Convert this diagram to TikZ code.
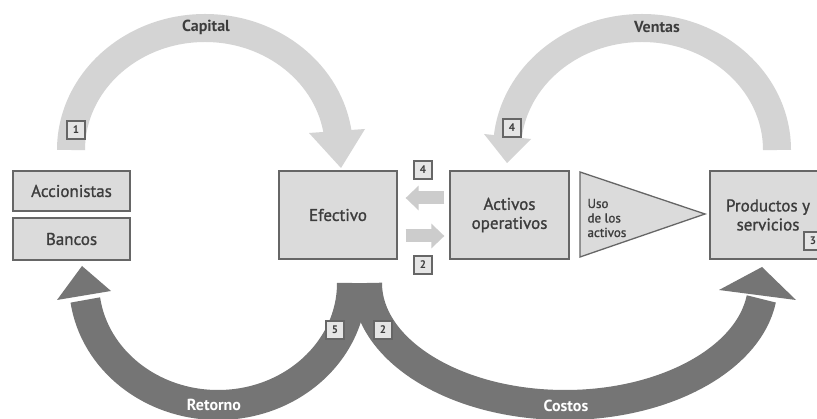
\documentclass[tikz,border=0pt]{standalone}
\usepackage{fontspec}
\setmainfont{PT Sans}
\usetikzlibrary{arrows.meta,calc}

\definecolor{boxfill}{gray}{0.86}
\definecolor{boxline}{gray}{0.40}
\definecolor{boxtext}{gray}{0.24}
\definecolor{lightflow}{gray}{0.83}
\definecolor{darkflow}{gray}{0.46}
\definecolor{flowarrow}{gray}{0.80}

\newfontfamily\heavysans[FakeBold=1.2]{PT Sans}

\tikzset{
  entity/.style={draw=boxline, fill=boxfill, line width=1.3pt, text=boxtext,
    font=\heavysans\fontsize{17}{19}\selectfont, align=center, inner sep=0pt},
  numtag/.style={draw=boxline, fill=white!90!black, line width=1.3pt, text=boxtext,
    minimum size=18pt, inner sep=0pt, font=\bfseries\fontsize{11}{11}\selectfont},
  lightband/.style={draw=lightflow, line width=28pt},
  darkband/.style={draw=darkflow, line width=30pt},
  lighthead/.style={fill=lightflow},
  darkhead/.style={fill=darkflow},
  flowlabel/.style={font=\bfseries\fontsize{16}{16}\selectfont},
  transfer/.style={draw=flowarrow, line width=13pt,
    -{Triangle[length=13pt,width=24pt]}}
}

\begin{document}
\begin{tikzpicture}[x=1pt,y=-1pt]
\useasboundingbox (0,0) rectangle (817,419);
\fill[white] (0,0) rectangle (817,419);

% tails and arrow heads of the four big flows
\coordinate (capTail) at (71,150);
\coordinate (venTail) at (777,150);
\coordinate (retStart) at (352,283);
\coordinate (cosStart) at (367,283);

\coordinate (capL) at (309,133);  \coordinate (capR) at (365,129);  \coordinate (capTip) at (341,168);
\coordinate (venL) at (484,134);  \coordinate (venR) at (531,139);  \coordinate (venTip) at (507,163);
\coordinate (retL) at (57,300);   \coordinate (retR) at (111,291);  \coordinate (retTip) at (82,266);
\coordinate (cosL) at (719,290);  \coordinate (cosR) at (796,300);  \coordinate (cosTip) at (762,267);

% upper flows: capital and sales
\draw[lightband] (capTail)
  arc[start angle=180, end angle=353, x radius=134, y radius=122];
\fill[lighthead] (capL) -- (capTip) -- (capR) -- cycle;
\draw[lightband] (venTail)
  arc[start angle=0, end angle=-175, x radius=135, y radius=122];
\fill[lighthead] (venL) -- (venTip) -- (venR) -- cycle;

% lower flows: return and costs
\draw[darkband] (retStart)
  arc[start angle=0, end angle=172, x radius=134, y radius=122];
\fill[darkhead] (retL) -- (retTip) -- (retR) -- cycle;
\draw[darkband] (cosStart)
  arc[start angle=180, end angle=7.5, x radius=198, y radius=122];
\fill[darkhead] (cosL) -- (cosTip) -- (cosR) -- cycle;

% flow labels
\node[flowlabel, text=boxtext] (lcap) at (206,27) {Capital};
\node[flowlabel, text=boxtext] (lven) at (657,27) {Ventas};
\node[flowlabel, text=white] (lret) at (214,405) {Retorno};
\node[flowlabel, text=white] (lcos) at (566,406) {Costos};

% entities
\node[entity, minimum width=117pt, minimum height=40pt] (acc) at (71.5,191) {Accionistas};
\node[entity, minimum width=117pt, minimum height=42pt] (ban) at (71.5,239) {Bancos};
\node[entity, minimum width=118pt, minimum height=88pt] (ef) at (338,215) {Efectivo};
\node[entity, minimum width=119pt, minimum height=88pt] (act) at (509.5,215) {Activos\\operativos};
\node[entity, minimum width=116pt, minimum height=88pt] (prod) at (768,215) {Productos y\\servicios};

% use of the assets
\coordinate (triA) at (580,172);
\coordinate (triB) at (580,257);
\coordinate (triC) at (705,214);
\draw[draw=boxline, fill=boxfill, line width=1.3pt, line join=miter] (triA) -- (triC) -- (triB) -- cycle;
\node[text=boxtext, font=\heavysans\fontsize{13}{14.5}\selectfont, align=left, anchor=west] (uso) at (584,218) {Uso\\de los\\activos};

% transfers between cash and operating assets
\draw[transfer] ($(act.west)+(-5,-17)$) -- ($(ef.east)+(8,-17)$);
\draw[transfer] ($(ef.east)+(8,21)$) -- ($(act.west)+(-5,21)$);

% step numbers
\node[numtag] (n1) at (76,130) {1};
\node[numtag] (n4a) at (423,170) {4};
\node[numtag] (n2a) at (423,265) {2};
\node[numtag] (n4b) at (512,128) {4};
\node[numtag] (n5) at (335,330) {5};
\node[numtag] (n2b) at (383,330) {2};
\node[numtag] (n3) at (813,241) {3};
\end{tikzpicture}
\end{document}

════════════════════

(Required work):
Quote in full the listing given above; the images are to be left out.

(Full output):
Convert this diagram to TikZ code.
\documentclass[tikz,border=0pt]{standalone}
\usepackage{fontspec}
\setmainfont{PT Sans}
\usetikzlibrary{arrows.meta,calc}

\definecolor{boxfill}{gray}{0.86}
\definecolor{boxline}{gray}{0.40}
\definecolor{boxtext}{gray}{0.24}
\definecolor{lightflow}{gray}{0.83}
\definecolor{darkflow}{gray}{0.46}
\definecolor{flowarrow}{gray}{0.80}

\newfontfamily\heavysans[FakeBold=1.2]{PT Sans}

\tikzset{
  entity/.style={draw=boxline, fill=boxfill, line width=1.3pt, text=boxtext,
    font=\heavysans\fontsize{17}{19}\selectfont, align=center, inner sep=0pt},
  numtag/.style={draw=boxline, fill=white!90!black, line width=1.3pt, text=boxtext,
    minimum size=18pt, inner sep=0pt, font=\bfseries\fontsize{11}{11}\selectfont},
  lightband/.style={draw=lightflow, line width=28pt},
  darkband/.style={draw=darkflow, line width=30pt},
  lighthead/.style={fill=lightflow},
  darkhead/.style={fill=darkflow},
  flowlabel/.style={font=\bfseries\fontsize{16}{16}\selectfont},
  transfer/.style={draw=flowarrow, line width=13pt,
    -{Triangle[length=13pt,width=24pt]}}
}

\begin{document}
\begin{tikzpicture}[x=1pt,y=-1pt]
\useasboundingbox (0,0) rectangle (817,419);
\fill[white] (0,0) rectangle (817,419);

% tails and arrow heads of the four big flows
\coordinate (capTail) at (71,150);
\coordinate (venTail) at (777,150);
\coordinate (retStart) at (352,283);
\coordinate (cosStart) at (367,283);

\coordinate (capL) at (309,133);  \coordinate (capR) at (365,129);  \coordinate (capTip) at (341,168);
\coordinate (venL) at (484,134);  \coordinate (venR) at (531,139);  \coordinate (venTip) at (507,163);
\coordinate (retL) at (57,300);   \coordinate (retR) at (111,291);  \coordinate (retTip) at (82,266);
\coordinate (cosL) at (719,290);  \coordinate (cosR) at (796,300);  \coordinate (cosTip) at (762,267);

% upper flows: capital and sales
\draw[lightband] (capTail)
  arc[start angle=180, end angle=353, x radius=134, y radius=122];
\fill[lighthead] (capL) -- (capTip) -- (capR) -- cycle;
\draw[lightband] (venTail)
  arc[start angle=0, end angle=-175, x radius=135, y radius=122];
\fill[lighthead] (venL) -- (venTip) -- (venR) -- cycle;

% lower flows: return and costs
\draw[darkband] (retStart)
  arc[start angle=0, end angle=172, x radius=134, y radius=122];
\fill[darkhead] (retL) -- (retTip) -- (retR) -- cycle;
\draw[darkband] (cosStart)
  arc[start angle=180, end angle=7.5, x radius=198, y radius=122];
\fill[darkhead] (cosL) -- (cosTip) -- (cosR) -- cycle;

% flow labels
\node[flowlabel, text=boxtext] (lcap) at (206,27) {Capital};
\node[flowlabel, text=boxtext] (lven) at (657,27) {Ventas};
\node[flowlabel, text=white] (lret) at (214,405) {Retorno};
\node[flowlabel, text=white] (lcos) at (566,406) {Costos};

% entities
\node[entity, minimum width=117pt, minimum height=40pt] (acc) at (71.5,191) {Accionistas};
\node[entity, minimum width=117pt, minimum height=42pt] (ban) at (71.5,239) {Bancos};
\node[entity, minimum width=118pt, minimum height=88pt] (ef) at (338,215) {Efectivo};
\node[entity, minimum width=119pt, minimum height=88pt] (act) at (509.5,215) {Activos\\operativos};
\node[entity, minimum width=116pt, minimum height=88pt] (prod) at (768,215) {Productos y\\servicios};

% use of the assets
\coordinate (triA) at (580,172);
\coordinate (triB) at (580,257);
\coordinate (triC) at (705,214);
\draw[draw=boxline, fill=boxfill, line width=1.3pt, line join=miter] (triA) -- (triC) -- (triB) -- cycle;
\node[text=boxtext, font=\heavysans\fontsize{13}{14.5}\selectfont, align=left, anchor=west] (uso) at (584,218) {Uso\\de los\\activos};

% transfers between cash and operating assets
\draw[transfer] ($(act.west)+(-5,-17)$) -- ($(ef.east)+(8,-17)$);
\draw[transfer] ($(ef.east)+(8,21)$) -- ($(act.west)+(-5,21)$);

% step numbers
\node[numtag] (n1) at (76,130) {1};
\node[numtag] (n4a) at (423,170) {4};
\node[numtag] (n2a) at (423,265) {2};
\node[numtag] (n4b) at (512,128) {4};
\node[numtag] (n5) at (335,330) {5};
\node[numtag] (n2b) at (383,330) {2};
\node[numtag] (n3) at (813,241) {3};
\end{tikzpicture}
\end{document}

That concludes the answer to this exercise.